Préoccupations face aux écoles russes en Arménie

ARMENIE
Préoccupations face aux écoles russes en Arménie

Les nouvelles sur l’adhésion de l’Arménie à l’Union douanière,
exprimées lors de la visite en septembre du président Serge Sarkissian
à Moscou, ont donné lieu à des spéculations en Arménie sur l’hypothèse
selon laquelle Moscou ferait de sérieux efforts dans la promotion de
la langue russe en Arménie.

Alors que certains en Arménie réagisse à une telle possibilité par
l’indifférence , de nombreux autres perçoivent la possible «
renaissance » du russe comme une menace à la langue arménienne en
particulier, et à l’identité nationale arménienne en général. Ces
préoccupations ne sont pas infondées, étant donné que le russe est la
langue officielle de l’Union douanière et que de hauts fonctionnaires
russes ont exprimé à plusieurs reprises l’idée d’une vulgarisation de
la langue russe en Arménie. Lors d’une réunion avec son homologue
arménien en septembre, le président russe Vladimir Poutine a parlé des
initiatives culturelles que Moscou va réaliser en Arménie dans un
proche avenir, y compris l’ouverture d’un lycée russe en et une
branche de l’Université d’Etat de Moscou.

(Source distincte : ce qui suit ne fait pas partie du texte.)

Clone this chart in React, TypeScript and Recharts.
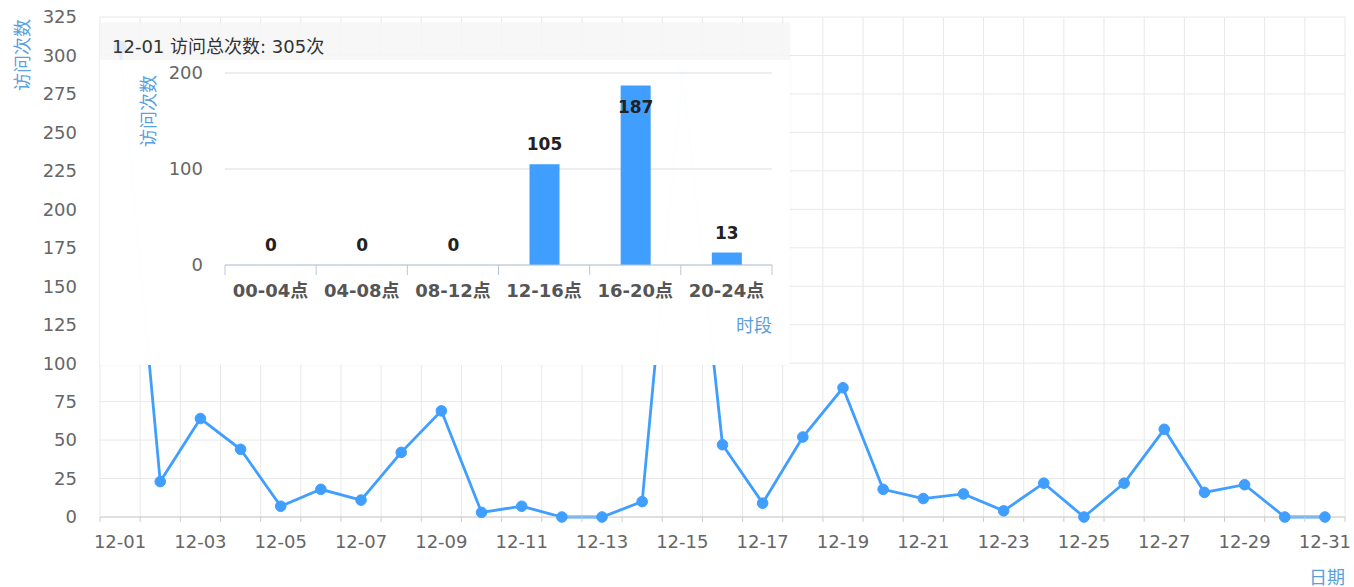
import React from "react";
import {
  Bar,
  BarChart,
  CartesianGrid,
  LabelList,
  Line,
  LineChart,
  Tooltip,
  XAxis,
  YAxis,
} from "recharts";

const DATES = [
  "12-01", "12-02", "12-03", "12-04", "12-05", "12-06", "12-07", "12-08",
  "12-09", "12-10", "12-11", "12-12", "12-13", "12-14", "12-15", "12-16",
  "12-17", "12-18", "12-19", "12-20", "12-21", "12-22", "12-23", "12-24",
  "12-25", "12-26", "12-27", "12-28", "12-29", "12-30", "12-31",
];
const DAILY_VISITS = [
  305, 23, 64, 44, 7, 18, 11, 42, 69, 3, 7, 0, 0, 10, 290, 47,
  9, 52, 84, 18, 12, 15, 4, 22, 0, 22, 57, 16, 21, 0, 0,
];
const VISIT_TICKS = [0, 25, 50, 75, 100, 125, 150, 175, 200, 225, 250, 275, 300, 325];

// breakdown of 12-01 shown in the pinned tooltip
const PERIODS = ["00-04点", "04-08点", "08-12点", "12-16点", "16-20点", "20-24点"];
const PERIOD_VISITS = [0, 0, 0, 105, 187, 13];
const PERIOD_TICKS = [0, 100, 200];

const dailyRows = DATES.map((date, i) => ({ date, visits: DAILY_VISITS[i] }));
const periodRows = PERIODS.map((period, i) => ({ period, visits: PERIOD_VISITS[i] }));

const FONT = '"DejaVu Sans", "Noto Sans CJK SC", sans-serif';
const BLUE = "#409eff";
const NAME_BLUE = "#5b9fdc";

const WIDTH = 1354;
const HEIGHT = 587;
const Y_AXIS_W = 100;
const RIGHT = 9;
const STEP = (WIDTH - Y_AXIS_W - RIGHT) / DATES.length;

const TIP_W = 690;
const TIP_H = 342;
const HEAD_H = 37;
const INNER_Y_W = 125;
const INNER_RIGHT = 18;
const INNER_STEP = (TIP_W - INNER_Y_W - INNER_RIGHT) / PERIODS.length;

function AxisName(props: any) {
  const { viewBox, text, dx = 0, dy = 0, fromRight, rotate } = props;
  if (!viewBox) return null;
  const x = (fromRight ? viewBox.x + viewBox.width : viewBox.x) + dx;
  const y = viewBox.y + dy;
  return (
    <text
      x={x}
      y={y}
      fill={NAME_BLUE}
      fontSize={18}
      fontFamily={FONT}
      textAnchor={rotate ? "middle" : fromRight ? "end" : "start"}
      dominantBaseline="central"
      transform={rotate ? `rotate(-90 ${x} ${y})` : undefined}
    >
      {text}
    </text>
  );
}

function DateTick(props: any) {
  const { x, y, payload, index } = props;
  const half = STEP / 2;
  return (
    <g>
      <line x1={x - half} x2={x - half} y1={y} y2={y + 5} stroke="#ccc" />
      {index === DATES.length - 1 && (
        <line x1={x + half} x2={x + half} y1={y} y2={y + 5} stroke="#ccc" />
      )}
      {index % 2 === 0 && (
        <text
          x={x}
          y={y + 24}
          textAnchor="middle"
          dominantBaseline="central"
          fill="#666"
          fontSize={18}
          fontFamily={FONT}
        >
          {payload.value}
        </text>
      )}
    </g>
  );
}

function PeriodTick(props: any) {
  const { x, y, payload, index } = props;
  const half = INNER_STEP / 2;
  return (
    <g>
      <line x1={x - half} x2={x - half} y1={y} y2={y + 10} stroke="#b8c7d6" />
      {index === PERIODS.length - 1 && (
        <line x1={x + half} x2={x + half} y1={y} y2={y + 10} stroke="#b8c7d6" />
      )}
      <text
        x={x}
        y={y + 25}
        textAnchor="middle"
        dominantBaseline="central"
        fill="#555"
        fontWeight="bold"
        fontSize={18}
        fontFamily={FONT}
      >
        {payload.value}
      </text>
    </g>
  );
}

function BarValue(props: any) {
  const box = props.viewBox ?? props;
  const { x, y, width } = box;
  if (x == null || y == null) return null;
  // labels that would leave the plot are tucked inside the bar
  const cy = y - 20 < 16 ? y + 22 : y - 20;
  return (
    <text
      x={x + width / 2}
      y={cy}
      textAnchor="middle"
      dominantBaseline="central"
      fill="#222"
      fontWeight="bold"
      fontSize={17}
      fontFamily={FONT}
    >
      {String(props.value)}
    </text>
  );
}

function DayTooltip({ active, payload, label }: any) {
  if (!active || !payload || !payload.length) return null;
  return (
    <div
      style={{
        width: TIP_W,
        height: TIP_H,
        fontFamily: FONT,
        boxShadow: "0 0 2px rgba(0,0,0,0.06)",
      }}
    >
      <div
        style={{
          height: HEAD_H,
          boxSizing: "border-box",
          paddingTop: 15,
          paddingLeft: 12,
          lineHeight: "18px",
          fontSize: 18,
          color: "#333",
          background: "rgba(246,246,246,0.88)",
          whiteSpace: "nowrap",
        }}
      >
        {label} 访问总次数: {payload[0].value}次
      </div>
      <div style={{ background: "rgba(255,255,255,0.985)" }}>
        <BarChart
          width={TIP_W}
          height={TIP_H - HEAD_H}
          data={periodRows}
          margin={{ top: 13, right: INNER_RIGHT, bottom: 0, left: 0 }}
        >
          <CartesianGrid vertical={false} stroke="#ddd" />
          <XAxis
            dataKey="period"
            height={100}
            interval={0}
            axisLine={{ stroke: "#b8c7d6" }}
            tickLine={false}
            tickSize={0}
            tickMargin={0}
            tick={<PeriodTick />}
            label={<AxisName text="时段" fromRight dy={60} />}
          />
          <YAxis
            domain={[0, 200]}
            ticks={PERIOD_TICKS}
            width={INNER_Y_W}
            axisLine={false}
            tickLine={false}
            tickSize={0}
            tickMargin={22}
            tick={{ fill: "#666", fontSize: 18, fontFamily: FONT }}
            label={<AxisName text="访问次数" rotate dx={48} dy={38} />}
          />
          <Bar dataKey="visits" fill={BLUE} barSize={30} minPointSize={0.01} isAnimationActive={false}>
            <LabelList dataKey="visits" content={<BarValue />} />
          </Bar>
        </BarChart>
      </div>
    </div>
  );
}

export default function App() {
  return (
    <div style={{ position: "absolute", left: 0, top: 0, width: WIDTH, height: HEIGHT, background: "#fff" }}>
      <LineChart
        width={WIDTH}
        height={HEIGHT}
        data={dailyRows}
        margin={{ top: 17, right: RIGHT, bottom: 0, left: 0 }}
      >
        <CartesianGrid
          stroke="#e8e8e8"
          verticalCoordinatesGenerator={({ offset }: any) =>
            Array.from({ length: DATES.length + 1 }, (_, i) => offset.left + (i * offset.width) / DATES.length)
          }
        />
        <XAxis
          dataKey="date"
          interval={0}
          padding={{ left: STEP / 2, right: STEP / 2 }}
          height={70}
          axisLine={{ stroke: "#ccc" }}
          tickLine={false}
          tickSize={0}
          tickMargin={0}
          tick={<DateTick />}
          label={<AxisName text="日期" fromRight dy={60} />}
        />
        <YAxis
          domain={[0, 325]}
          ticks={VISIT_TICKS}
          width={Y_AXIS_W}
          axisLine={false}
          tickLine={false}
          tickSize={0}
          tickMargin={23}
          tick={{ fill: "#666", fontSize: 18, fontFamily: FONT }}
          label={<AxisName text="访问次数" rotate dx={22} dy={38} />}
        />
        <Tooltip
          active
          defaultIndex={0}
          cursor={false}
          position={{ x: 100, y: 23 }}
          isAnimationActive={false}
          wrapperStyle={{ zIndex: 10, outline: "none" }}
          content={<DayTooltip />}
        />
        <Line
          type="linear"
          dataKey="visits"
          stroke={BLUE}
          strokeWidth={2.8}
          dot={{ r: 5.3, fill: BLUE, stroke: BLUE, strokeWidth: 1 }}
          activeDot={{ r: 6, fill: BLUE, stroke: BLUE }}
          isAnimationActive={false}
        />
      </LineChart>
    </div>
  );
}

Plus tôt en septembre Erevan a accueilli une table ronde intitulée «
Langue russe en tant que base de la création de la civilisation et du
développement de l’Union eurasienne » au cours de laquelle les
participants venus d’Arménie, de Russie, du Kazakhstan et de la
Biélorussie ont parlé du russe comme la langue de l’économie et de la
sécurité. Les responsables russes ont également évoqué les mesures
pour renforcer la position de la langue russe en Arménie. La question
de la langue a été au centre de l’attention de la population
arménienne depuis 2010, après l’adoption du projet de loi controversé
proposé par le gouvernement sur l’ouverture d’écoles de langues
étrangères en Arménie. Le projet de loi a mis fin à une interdiction
vieille de 20 ans de l’éducation en langue étrangère dans le pays,
imposé au cours des premières années de l’indépendance. Il a ouvert la
voie à l’ouverture de (11) écoles privées de langues étrangères en
Arménie.

Les modifications, que beaucoup ont considéré comme une tentative de
rétablir l’enseignement de la langue russe, ont crée une grande
controverse dans la société arménienne avec des adversaires qui
prétendent que l’existence d’écoles de langues étrangères en Arménie
seraient préjudiciables à l’identité nationale. (Pendant l’époque
soviétique, environ 30 pour cent des écoles en Arménie propposaient
une éducation en langue russe) Un mouvement civil « Nous sommes contre
la réouverture des écoles de langues étrangères » qui a été créée en
Arménie, avait organisé une série d’actions de protestation contre
cette réforme. Les affiches avaient été répartis dans toute la ville
avec des slogans du type : « Gardez vos gènes et votre langue », « Non
à la colonisation ». Le groupe n’a pas réussi à empêcher la
ratification du projet de loi, mais en raison de ses efforts au lieu
de 32 écoles étrangères que le projet de loi prévoyait, leur nombre a
été réduit à onze.

« En fait, les étapes de la propagation de la langue russe en Arménie
n’ont pas été prises maintenant, mais ont commencé il y a quelques
années, principalement avec des amendements à la loi et la création de
l’agence russe « Rossotrudnichestvo », explique Aram Apatyan, un
membre de l’initiative « Nous sommes contre la réouverture des écoles
de langues étrangères ».

« Comme notre initiative a débuté avant (pendant les manifestations
contre la ratification du projet de loi) de même nous dirions
aujourd’hui – les programmes destinés à la vulgarisation des langues
étrangères ne doivent pas se faire au détriment de la langue
maternelle » a-t-il dit. Apatyan apporte l’exemple du lycée russe qui
doit ouvrir bientôt en Arménie, en avançant que les diplômés du lycée
sauront l’arménien que superficiellement. « La langue fait partie de
la culture quand elle est activement utilisée dans toutes les sphères
de la vie. Toute école de langue étrangère, que ce soit l’École
Internationale de Dilidjan ou le lycée russe est une menace pour la
langue arménienne. Le système éducatif en Arménie doit être en langue
arménienne pour tous les citoyens d’Arménie qui sont d’origine
arménienne » dit-il, ajoutant que l’accentuation de la« nature
inférieure » de l’arménien par rapport à d’autres langues comporte de
nombreux risques, y compris la perte de l’identité .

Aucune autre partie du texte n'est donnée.